Estos motivos, muy probablemente, no son los únicos ni los más predominantes. Las opiniones al respecto estudian los derechos según los tratados y armisticios que se han o no celebrado; observa los alcances de recursos que ambos frentes tienen para invertir en una posible guerra; también se llegan a inclinar por discutir si acaso es el capitalismo la mejor vida, o si un comunismo como el norcoreano no resultaría mejor; otra vertiente muy recurrida –me imagino que más en esta parte del mundo que en aquella– es la justificación hipotética de acciones que obligaran a un país a respetar los derechos humanos, mismos que a Corea del Norte parecen tenerla sin cuidado, según se dice. Ninguna de estas reflexiones, todas ellas valiosas en la comprensión de un caso tan complejo, piensa directamente en la gente que está involucrada en el conflicto. Los gobernantes no son piezas de la máquina económica mundial cuyas reacciones pueden preverse según un estudio estadístico de otras semejantes en situaciones semejantes. Son hombres con deseos, con intenciones ocultas, y con vidas tejidas de miríadas de acciones; y además de ellos, hay muchísimos más que tienen en juego sus intereses y que pueden más o menos ejercer diversos poderes para cambiar las condiciones en cualquier delicado momento; las comunidades que se alían en sus intereses políticos, como partidos o hasta naciones enteras, también son cierto tipo de personas (muy generalmente hablando); la comprensión del tipo de educación de un pueblo es indispensable para entender el sentido de sus anhelos y la persecución de sus vidas; todo esto es muy fácil de olvidar.
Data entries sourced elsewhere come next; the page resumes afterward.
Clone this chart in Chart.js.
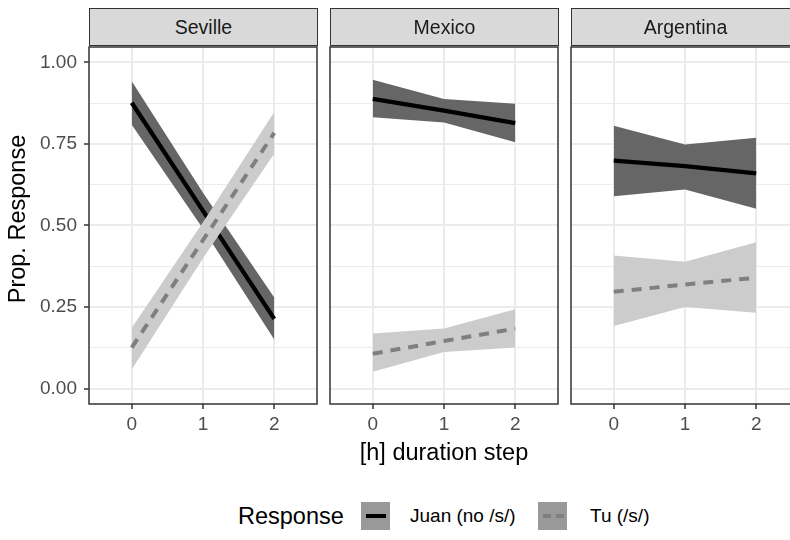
<!DOCTYPE html>
<html>
<head>
<meta charset="utf-8">
<script src="https://cdn.jsdelivr.net/npm/chart.js@4.4.1/dist/chart.umd.min.js"></script>
<style>
  html, body { margin: 0; padding: 0; background: #fff; }
  #wrap { position: relative; width: 790px; height: 540px; overflow: hidden; font-family: "Liberation Sans", Arial, sans-serif; }
  canvas { position: absolute; top: 0; }
  .strip { position: absolute; top: 8px; height: 38px; background: #d9d9d9; border: 1.5px solid #333;
           box-sizing: border-box; color: #1a1a1a; font-size: 19.5px; text-align: center; line-height: 37px; }
  .title { position: absolute; color: #000; font-size: 23.5px; white-space: nowrap; }
  .key { position: absolute; top: 502px; width: 29px; height: 28px; background: #999; }
  .seg { position: absolute; height: 4px; top: 12px; }
  .lab { position: absolute; top: 504px; font-size: 19px; line-height: 24px; color: #000; white-space: nowrap; }
</style>
</head>
<body>
<div id="wrap">
  <canvas id="p0" width="320" height="442" style="left:0px"></canvas>
  <canvas id="p1" width="240" height="442" style="left:320px"></canvas>
  <canvas id="p2" width="240" height="442" style="left:561px"></canvas>

  <div class="strip" style="left:89px;width:229px">Seville</div>
  <div class="strip" style="left:330px;width:229px">Mexico</div>
  <div class="strip" style="left:571px;width:229px">Argentina</div>

  <div class="title" style="left:0;top:205px;width:34px;height:28px;line-height:28px;text-align:center">
    <div style="position:absolute;left:17px;top:14px;transform:translate(-50%,-50%) rotate(-90deg)">Prop. Response</div>
  </div>
  <div class="title" style="left:244px;width:400px;top:438px;line-height:28px;text-align:center">[h] duration step</div>

  <div class="title" style="left:238px;top:502px;line-height:28px">Response</div>
  <div class="key" style="left:361px"><div class="seg" style="left:5px;width:20px;background:#000"></div></div>
  <div class="lab" style="left:410px">Juan (no /s/)</div>
  <div class="key" style="left:538px">
    <div class="seg" style="left:5px;width:8px;background:#7f7f7f"></div>
    <div class="seg" style="left:18px;width:8px;background:#7f7f7f"></div>
  </div>
  <div class="lab" style="left:590px">Tu (/s/)</div>
</div>
<script>
const regions = ["Seville", "Mexico", "Argentina"];
const steps = [0, 1, 2];
const yMajor = [0, 0.25, 0.5, 0.75, 1];
const yGrid = [0, 0.125, 0.25, 0.375, 0.5, 0.625, 0.75, 0.875, 1];

// one row per region, one value per duration step
const juanFit   = [[0.876, 0.545, 0.214], [0.888, 0.852, 0.814], [0.699, 0.682, 0.660]];
const juanLower = [[0.809, 0.490, 0.151], [0.832, 0.816, 0.755], [0.590, 0.610, 0.551]];
const juanUpper = [[0.942, 0.600, 0.279], [0.947, 0.888, 0.873], [0.806, 0.748, 0.769]];
const tuFit     = [[0.126, 0.455, 0.784], [0.107, 0.146, 0.184], [0.297, 0.319, 0.340]];
const tuLower   = [[0.059, 0.400, 0.720], [0.052, 0.112, 0.126], [0.192, 0.250, 0.233]];
const tuUpper   = [[0.187, 0.510, 0.848], [0.169, 0.184, 0.243], [0.408, 0.389, 0.449]];

const font = "'Liberation Sans', Arial, sans-serif";

const pts = arr => steps.map((s, i) => ({ x: s, y: arr[i] }));

const panelBorder = {
  id: "panelBorder",
  afterDatasetsDraw(chart) {
    const a = chart.chartArea, ctx = chart.ctx;
    ctx.save();
    ctx.strokeStyle = "#333";
    ctx.lineWidth = 1.5;
    ctx.strokeRect(a.left, a.top, a.right - a.left, a.bottom - a.top);
    ctx.restore();
  }
};

function makePanel(r) {
  const first = r === 0;
  const canva = document.querySelector("#p" + r);
  const isMajor = v => yMajor.some(m => Math.abs(m - v) < 1e-9);
  return new Chart(canva, {
    type: "line",
    data: {
      // index 0 is drawn last (on top)
      datasets: [
        { data: pts(tuFit[r]), borderColor: "#7f7f7f", borderWidth: 4, borderDash: [10, 8], fill: false },
        { data: pts(tuUpper[r]), borderWidth: 0, fill: "+1", backgroundColor: "#cccccc" },
        { data: pts(tuLower[r]), borderWidth: 0, fill: false },
        { data: pts(juanFit[r]), borderColor: "#000", borderWidth: 4.3, fill: false },
        { data: pts(juanUpper[r]), borderWidth: 0, fill: "+1", backgroundColor: "#666666" },
        { data: pts(juanLower[r]), borderWidth: 0, fill: false }
      ]
    },
    options: {
      responsive: false,
      devicePixelRatio: 1,
      animation: false,
      events: [],
      elements: { point: { radius: 0 }, line: { tension: 0, borderCapStyle: "butt" } },
      layout: { padding: { top: 47, right: first ? 3 : 2, left: 0, bottom: 0 } },
      plugins: { legend: { display: false }, tooltip: { enabled: false } },
      scales: {
        x: {
          type: "linear", min: -0.6, max: 2.6,
          afterBuildTicks: s => { s.ticks = steps.map(v => ({ value: v })); },
          afterFit: s => { s.height = 38; },
          ticks: { color: "#4d4d4d", font: { family: font, size: 19 }, padding: 4, autoSkip: false, maxRotation: 0 },
          grid: { color: "#ebebeb", lineWidth: 2, tickLength: 5, tickColor: "#333", tickWidth: 1.5 },
          border: { display: false }
        },
        y: {
          type: "linear", min: -0.047, max: 1.047,
          afterBuildTicks: s => { s.ticks = yGrid.map(v => ({ value: v })); },
          afterFit: s => { s.width = first ? 89 : 10; },
          ticks: {
            display: first, autoSkip: false, padding: 7, color: "#4d4d4d",
            font: { family: font, size: 19 },
            callback: v => isMajor(v) ? v.toFixed(2) : ""
          },
          grid: {
            color: "#ebebeb",
            lineWidth: c => isMajor(c.tick.value) ? 2 : 1,
            drawTicks: first, tickLength: 5, tickWidth: 1.5,
            tickColor: c => isMajor(c.tick.value) ? "#333" : "rgba(0,0,0,0)"
          },
          border: { display: false }
        }
      }
    },
    plugins: [panelBorder]
  });
}

regions.forEach((name, r) => makePanel(r));
</script>
</body>
</html>
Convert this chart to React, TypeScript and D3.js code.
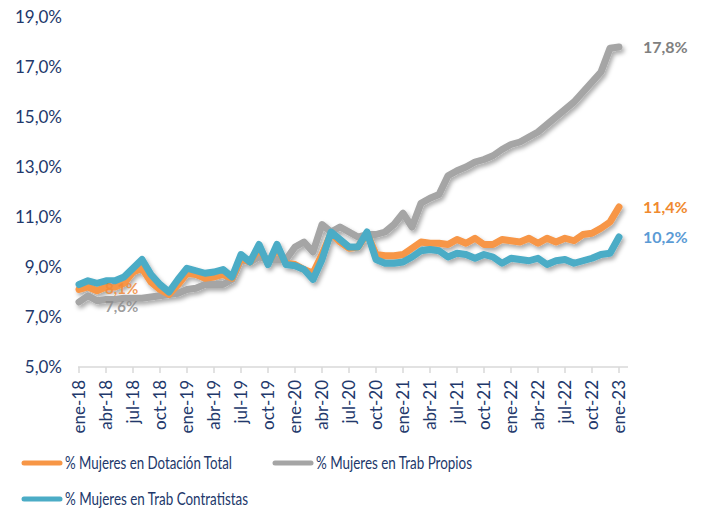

Por esto es muy difícil reflexionar sobre las causas de la guerra cuando se pretende entenderla como un solo movimiento. Estas acciones de hombres, vistas como una sola, no parecen tener tan claramente su sustento en intenciones ni parecen ser sus resultados el logro de proyectos específicos. En una escala tan mayúscula se confunde la perspectiva. Tanta gente hay inmersa y sus motivaciones son tan fácilmente disfrazables en el discurso bélico, que no quedan recursos fuera de la tímida aproximación a lo que consideramos como lo que es justo y lo que es necesario según cada parte. Nuestra crisis de violencia se incrementa así, no sólo con la agresión física y la intimidación, sino también con el mareo de vivir sin poder darle sentido a lo que ocurre a nuestro rededor, cuando las personas ya no nos parecen personas, sino cifras, y las naciones son máquinas productoras de consecuencias para la vida del mercado, o la vida cerrada al mercado. Para entender una guerra mínimamente habría que entender a sus participantes como personas. Independientemente de lo que ocurra en el futuro, la comprensión de estas condiciones y de lo que significan para nosotros (que no somos coreanos ni estadounidenses) no podrá estar nunca completa si no tenemos en cuenta también estas cosas, en las que fluyen nuestras propias vidas según nuestras intenciones personales y nuestros propios deseos.